The authors comment:
‘Our proposed method is comparable to [LoRA] in style, but it performs better in text similarity, according to the higher score of Text-Sim and the generated tie and rainbows responding to the prompts in the visualized results, which demonstrates that our StyleAdapter achieves a better balance between content similarity, style similarity, and generated quality in objective metrics.’
For the user study, the researchers selected 35 random results from the generations and polled 24 workers at AIGC, who were asked to rate them for text similarity, style similarity and general quality, for a total of 2520 votes.
Results (see table above) confirm that the output from StyleAdapter was preferred in regard to all three aspects.
The authors concede that StyleAdapter cannot yet match the potential quality of a LoRA assigned to the same task, but believe that further work in generalization could bring about parity in time.

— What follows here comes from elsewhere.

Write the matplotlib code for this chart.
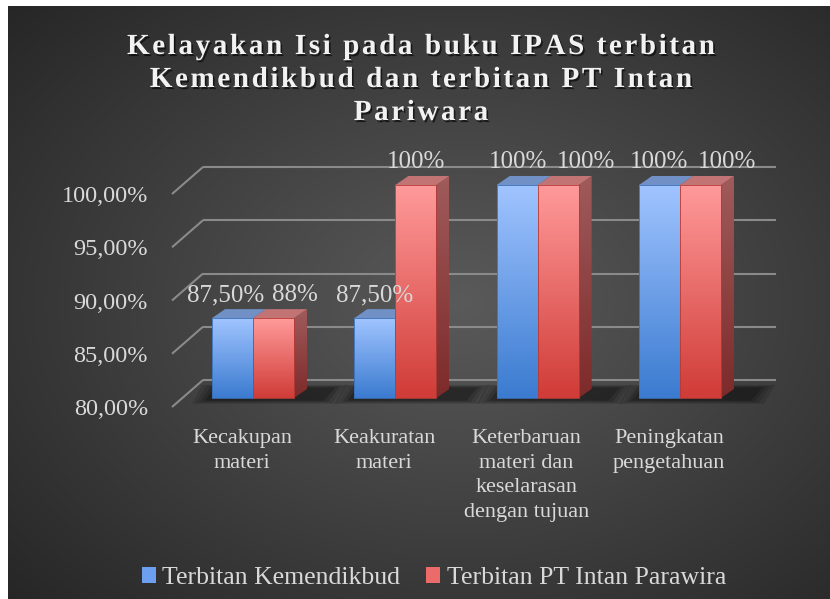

Though StyleAdapter is not yet able to match the quality of LoRA, it remains, arguably, one of the most interesting offerings in a year that has been replete with disentanglement solutions. Since it can hook into existing and popular frameworks such as ControlNet, it could potentially become a default configuration.
Arguably, since it represents something better than default SD, and has an eye on approaching the quality of LoRA, StyleAdapter could even be a viable candidate to replace the factory settings of a Stable Diffusion installation, or to become bound into an official distribution.
This would largely depend on the runtime VRAM requirements of an optimized installation. However, since the advent of the high resolution SDXL format for Stable Diffusion, the community is already conceding a certain fatalism that the future of home generative AI is likely to become more resource intensive, and to require better GPUs with larger amounts of VRAM.